No hospital, o cheiro a antissético era avassalador. Sentei-me numa cadeira de plástico desconfortável, à espera de notícias. Cada minuto parecia uma hora.
Finalmente, um médico apareceu. A sua expressão era grave.
"A condição do seu irmão é crítica," disse ele, com uma voz calma mas firme. "Ele sofreu uma inalação severa de fumo. Os pulmões dele estão gravemente danificados. A condição crónica que ele já tinha... isto complicou tudo de forma perigosa. As próximas 48 horas são cruciais."
As palavras dele eram como golpes físicos. Senti o ar a faltar-me.
Pouco depois, Leo, Helena e Clara entraram na sala de espera. Helena correu para a filha, a examinar um pequeno arranhão no braço de Clara como se fosse um ferimento mortal.
"Oh, minha querida, que susto! Estás bem? Aquele fumo todo... podias ter morrido!"
Clara fungava, encostada ao ombro da mãe. "Foi horrível, mãe. O Leo foi um herói. Salvou-me."
Helena virou-se para mim, o seu olhar frio como gelo.
"Devias estar grata, Sofia. O meu filho é um herói. Ele arriscou a vida dele.
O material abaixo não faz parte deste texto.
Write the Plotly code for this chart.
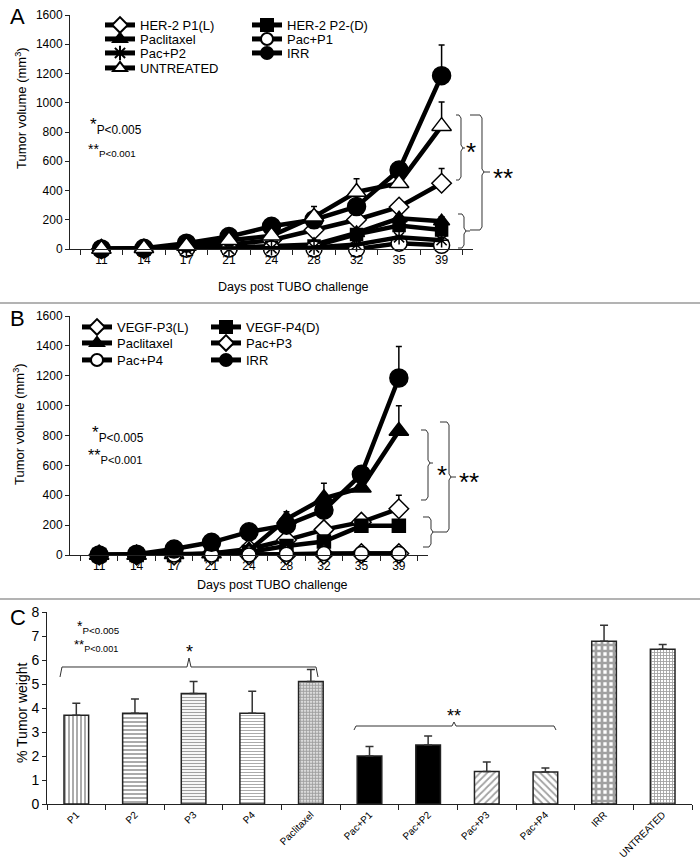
import plotly.graph_objects as go

W, H = 700, 861
def px(x): return x / W
def py(y): return 1 - y / H

FONT = "Liberation Sans, Arial, sans-serif"

# ---------------- data ----------------
days = ["11", "14", "17", "21", "24", "28", "32", "35", "39"]

# Panel A
a_her2_p1 = [0, 0, 10, 30, 60, 130, 200, 287, 450]
a_her2_p1_err = [0, 0, 0, 0, 0, 0, 0, 30, 100]
a_her2_p2 = [0, 0, 0, 5, 10, 20, 100, 160, 130]
a_her2_p2_err = [0, 0, 0, 0, 0, 0, 0, 20, 20]
a_pacl = [0, 0, 5, 10, 20, 30, 110, 210, 190]
a_pacl_err = [0, 0, 0, 0, 0, 0, 0, 20, 30]
a_pac_p1 = [0, 0, 0, 0, 0, 0, 0, 40, 25]
a_pac_p1_err = [0, 0, 0, 0, 0, 0, 0, 0, 0]
a_pac_p2 = [0, 0, 0, 0, 5, 10, 30, 80, 60]
a_pac_p2_err = [0, 0, 0, 0, 0, 0, 0, 0, 0]
a_irr = [0, 5, 40, 85, 155, 200, 290, 540, 1185]
a_irr_err = [0, 0, 0, 0, 0, 20, 0, 50, 210]
a_untr = [0, 5, 20, 60, 90, 220, 390, 450, 840]
a_untr_err = [0, 0, 0, 0, 0, 70, 90, 30, 165]

# Panel B
b_vegf_p3 = [0, 0, 0, 10, 40, 100, 170, 220, 310]
b_vegf_p3_err = [0, 0, 0, 0, 0, 0, 0, 0, 90]
b_vegf_p4 = [0, 0, 0, 5, 20, 60, 90, 195, 195]
b_vegf_p4_err = [0, 0, 0, 0, 0, 0, 0, 0, 0]
b_pacl = [0, 0, 5, 10, 30, 240, 380, 450, 830]
b_pacl_err = [0, 0, 0, 0, 0, 50, 100, 40, 170]
b_pac_p3 = [0, 0, 0, 0, 0, 0, 5, 10, 10]
b_pac_p3_err = [0, 0, 0, 0, 0, 0, 0, 0, 0]
b_pac_p4 = [0, 0, 0, 0, 0, 5, 10, 10, 10]
b_pac_p4_err = [0, 0, 0, 0, 0, 0, 0, 0, 0]
b_irr = [0, 5, 40, 85, 155, 200, 300, 540, 1185]
b_irr_err = [0, 0, 0, 0, 0, 0, 0, 50, 210]

# Panel C
c_groups = ["P1", "P2", "P3", "P4", "Paclitaxel", "Pac+P1", "Pac+P2",
            "Pac+P3", "Pac+P4", "IRR", "UNTREATED"]
c_weight = [3.7, 3.78, 4.6, 3.78, 5.1, 2.0, 2.46, 1.35, 1.33, 6.78, 6.45]
c_err = [0.5, 0.59, 0.5, 0.92, 0.5, 0.4, 0.37, 0.4, 0.17, 0.67, 0.2]

y_ticks_ab = [0, 200, 400, 600, 800, 1000, 1200, 1400, 1600]
y_ticks_c = [0, 1, 2, 3, 4, 5, 6, 7, 8]

# ---------------- figure ----------------
fig = go.Figure()

def add_series(name, y, err, sym, size, fill, xa, ya, legend, lw=4.5):
    fig.add_trace(go.Scatter(
        x=days, y=y, name=name, mode="lines+markers",
        xaxis=xa, yaxis=ya, legend=legend,
        line=dict(color="black", width=lw),
        marker=dict(symbol=sym, size=size, color=fill,
                    line=dict(color="black", width=1.5)),
        error_y=dict(type="data", array=err, arrayminus=[0] * len(err),
                     symmetric=False, color="black", thickness=1.5, width=3),
        cliponaxis=False,
    ))

# Panel A (legend rows)
add_series("HER-2 P1(L)", a_her2_p1, a_her2_p1_err, "diamond", 15, "white", "x", "y", "legend")
add_series("HER-2 P2-(D)", a_her2_p2, a_her2_p2_err, "square", 12, "black", "x", "y", "legend")
add_series("Paclitaxel", a_pacl, a_pacl_err, "triangle-up", 14, "black", "x", "y", "legend2")
add_series("Pac+P1", a_pac_p1, a_pac_p1_err, "circle", 16, "white", "x", "y", "legend2")
add_series("Pac+P2", a_pac_p2, a_pac_p2_err, "asterisk-open", 12, "black", "x", "y", "legend3")
add_series("IRR", a_irr, a_irr_err, "circle", 18, "black", "x", "y", "legend3")
add_series("UNTREATED", a_untr, a_untr_err, "triangle-up", 17, "white", "x", "y", "legend4")

# Panel B
add_series("VEGF-P3(L)", b_vegf_p3, b_vegf_p3_err, "diamond", 15, "white", "x2", "y2", "legend5")
add_series("VEGF-P4(D)", b_vegf_p4, b_vegf_p4_err, "square", 13, "black", "x2", "y2", "legend5")
add_series("Paclitaxel", b_pacl, b_pacl_err, "triangle-up", 17, "black", "x2", "y2", "legend6")
add_series("Pac+P3", b_pac_p3, b_pac_p3_err, "diamond", 15, "white", "x2", "y2", "legend6")
add_series("Pac+P4", b_pac_p4, b_pac_p4_err, "circle", 14, "white", "x2", "y2", "legend7")
add_series("IRR", b_irr, b_irr_err, "circle", 18, "black", "x2", "y2", "legend7")

# Panel C bars
pat_shapes = ["|", "-", "-", "-", ".", "", "", "/", "\\", "+", "+"]
pat_fg = ["#444", "#333", "#555", "#777", "#444", "black", "black", "black", "black", "black", "#444"]
pat_size = [4, 4, 3, 3, 3, 4, 4, 5, 5, 6, 3]
pat_sol = [0.45, 0.45, 0.4, 0.3, 0.7, 0.3, 0.3, 0.35, 0.35, 0.7, 0.5]
bar_fill = ["white", "white", "white", "white", "white", "black", "black",
            "white", "white", "white", "white"]
fig.add_trace(go.Bar(
    x=c_groups, y=c_weight, xaxis="x3", yaxis="y3", showlegend=False,
    width=0.42,
    marker=dict(color=bar_fill, line=dict(color="#222", width=1.5),
                pattern=dict(shape=pat_shapes, fgcolor=pat_fg, size=pat_size,
                             solidity=pat_sol, bgcolor=bar_fill)),
    error_y=dict(type="data", array=c_err, arrayminus=[0] * len(c_err),
                 symmetric=False, color="#333", thickness=1.5, width=4),
))

# ---------------- axes ----------------
axis_common = dict(showgrid=False, zeroline=False, showline=True, automargin=False,
                   linecolor="#222", linewidth=1, ticks="outside",
                   tickcolor="#222")
tf12 = dict(family=FONT, size=12, color="black")

fig.update_layout(
    xaxis=dict(domain=[px(70), px(473)], anchor="y", type="category",
               categoryorder="array", categoryarray=days, tickson="boundaries",
               ticklen=5, tickfont=tf12, **axis_common),
    yaxis=dict(domain=[py(249), py(15)], anchor="x", range=[0, 1600],
               tickvals=y_ticks_ab, ticklen=4, tickfont=tf12, **axis_common),
    xaxis2=dict(domain=[px(70), px(428)], anchor="y2", type="category",
                categoryorder="array", categoryarray=days, tickson="boundaries",
                ticklen=5, tickfont=tf12, **axis_common),
    yaxis2=dict(domain=[py(555), py(316)], anchor="x2", range=[0, 1600],
                tickvals=y_ticks_ab, ticklen=4, tickfont=tf12, **axis_common),
    xaxis3=dict(domain=[px(47), px(692)], anchor="y3", type="category",
                categoryorder="array", categoryarray=c_groups, tickson="boundaries",
                ticklen=5, tickangle=-45,
                tickfont=dict(family=FONT, size=10, color="black"),
                **axis_common),
    yaxis3=dict(domain=[py(804), py(612)], anchor="x3", range=[0, 8],
                tickvals=y_ticks_c, ticklen=4,
                tickfont=dict(family=FONT, size=14, color="black"),
                **axis_common),
)

# ---------------- legends (one per row) ----------------
def leg(x, y, ew, size=13):
    return dict(orientation="h", x=px(x), y=py(y), xanchor="left", yanchor="middle",
                bgcolor="rgba(0,0,0,0)", borderwidth=0, itemwidth=30,
                entrywidth=ew, entrywidthmode="pixels", itemsizing="constant",
                font=dict(family=FONT, size=size, color="black"), itemclick=False,
                itemdoubleclick=False)

fig.update_layout(
    legend=leg(100, 25, 102),
    legend2=leg(100, 39, 102),
    legend3=leg(100, 53, 102),
    legend4=leg(100, 68, 102),
    legend5=leg(77, 327, 84),
    legend6=leg(77, 343, 84),
    legend7=leg(77, 360, 84),
)

# ---------------- annotations & shapes ----------------
ann = []
def text(x, y, t, size=12, xanchor="center", angle=0):
    ann.append(dict(x=px(x), y=py(y), xref="paper", yref="paper", text=t,
                    showarrow=False, xanchor=xanchor, yanchor="middle", textangle=angle,
                    font=dict(family=FONT, size=size, color="black")))

text(8, 17, "A", 22, "left")
text(8, 318, "B", 22, "left")
text(8, 617, "C", 22, "left")

# axis titles
text(293, 287, "Days post TUBO challenge", 12.5)
text(272, 585, "Days post TUBO challenge", 12.5)
text(21, 108, "Tumor volume (mm<sup>3</sup>)", 13, angle=-90)
text(19, 424, "Tumor volume (mm<sup>3</sup>)", 13, angle=-90)
text(22, 713, "% Tumor weight", 14, angle=-90)

# p-value keys
text(88, 126, "*<sub>P&lt;0.005</sub>", 17, "left")
text(86, 150, "**<sub>P&lt;0.001</sub>", 14, "left")
text(90, 434, "*<sub>P&lt;0.005</sub>", 17, "left")
text(86, 456, "**<sub>P&lt;0.001</sub>", 16, "left")
text(75, 627, "*<sub>P&lt;0.005</sub>", 14, "left")
text(72, 645, "**<sub>P&lt;0.001</sub>", 13, "left")

text(471, 152, "*", 26, "center")
text(503, 178, "**", 26, "center")
text(442, 475, "*", 26, "center")
text(469, 482, "**", 26, "center")
text(189, 652, "*", 18, "center")
text(454, 716, "**", 18, "center")

shapes = []
def path(pts, color="#333", w=1):
    d = "M " + " L ".join(f"{px(x):.5f},{py(y):.5f}" for x, y in pts)
    shapes.append(dict(type="path", path=d, xref="paper", yref="paper",
                       line=dict(color=color, width=w)))

def rbrace(xl, xv, xt, ytop, ybot, ymid):
    path([(xl, ytop), (xv - 2, ytop), (xv, ytop + 3), (xv, ymid - 3),
          (xv + 2, ymid), (xt, ymid)])
    path([(xv + 2, ymid), (xv, ymid + 3), (xv, ybot - 3), (xv - 2, ybot), (xl, ybot)])

# panel A brackets
rbrace(456, 461, 465, 115, 180, 148)
rbrace(470, 482, 490, 115, 230, 172)
rbrace(458, 464, 470, 214, 248, 231)
# panel B brackets
rbrace(421, 428, 433, 430, 500, 463)
rbrace(440, 449, 456, 422, 532, 477)
rbrace(423, 431, 440, 517, 547, 532)

# panel C horizontal brackets
def hbrace(x0, x1, y, yend, xm, ypeak):
    path([(x0, yend), (x0 + 2, y), (xm - 2, y), (xm, ypeak), (xm + 2, y), (x1 - 2, y), (x1, yend)])
hbrace(60, 318, 667, 677, 189, 658)
hbrace(354, 556, 726, 730, 454, 722)

# separators
for ysep in (303, 599):
    shapes.append(dict(type="line", xref="paper", yref="paper", x0=0, x1=1,
                       y0=py(ysep), y1=py(ysep), line=dict(color="#9a9a9a", width=1.5)))

fig.update_layout(
    annotations=ann, shapes=shapes,
    width=W, height=H, margin=dict(l=0, r=0, t=0, b=0),
    paper_bgcolor="white", plot_bgcolor="white",
    font=dict(family=FONT, color="black"),
    bargap=0.5,
)

fig.write_html("out.html", config={"displayModeBar": False},
               post_script="document.body.style.margin='0';document.body.style.padding='0';")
A família tem de vir primeiro nestas situações."
A família. A família deles. O meu irmão, a lutar pela vida a poucos metros de distância, não contava.
A raiva sobrepôs-se ao choque. Levantei-me.
"O dinheiro, Leo," disse eu, a minha voz a tremer. "O dinheiro para o tratamento do Miguel. Estava debaixo da cama dele, numa caixa. Eram todas as nossas poupanças."
Leo desviou o olhar novamente. "Sofia, agora não é altura para falar de dinheiro. Vidas estavam em risco."
"A vida do meu irmão estava em risco!" a minha voz subiu de tom. "Aquele dinheiro era a única esperança dele! Tu foste ao segundo andar buscar a tua irmã e a mala de luxo dela, mas não conseguiste subir ao quinto para salvar o meu irmão e a única coisa que o podia manter vivo?"
"Não fales assim com o meu filho!" interveio Helena, defensiva. "Ele fez o que pôde! Se o teu irmão era tão importante, porque é que guardavas o dinheiro dele num apartamento em vez de num banco?"
A crueldade da pergunta deixou-me sem palavras.
Ficámos em silêncio, a tensão a pairar no ar, até que uma enfermeira nos interrompeu.
"A família do senhor Miguel Andrade?"
Virei-me de imediato. "Sou eu, a irmã dele."
"Ele está a ser transferido para os cuidados intensivos. Podem vê-lo por um momento, mas apenas uma pessoa de cada vez."
Sem sequer olhar para trás, segui a enfermeira pelo corredor.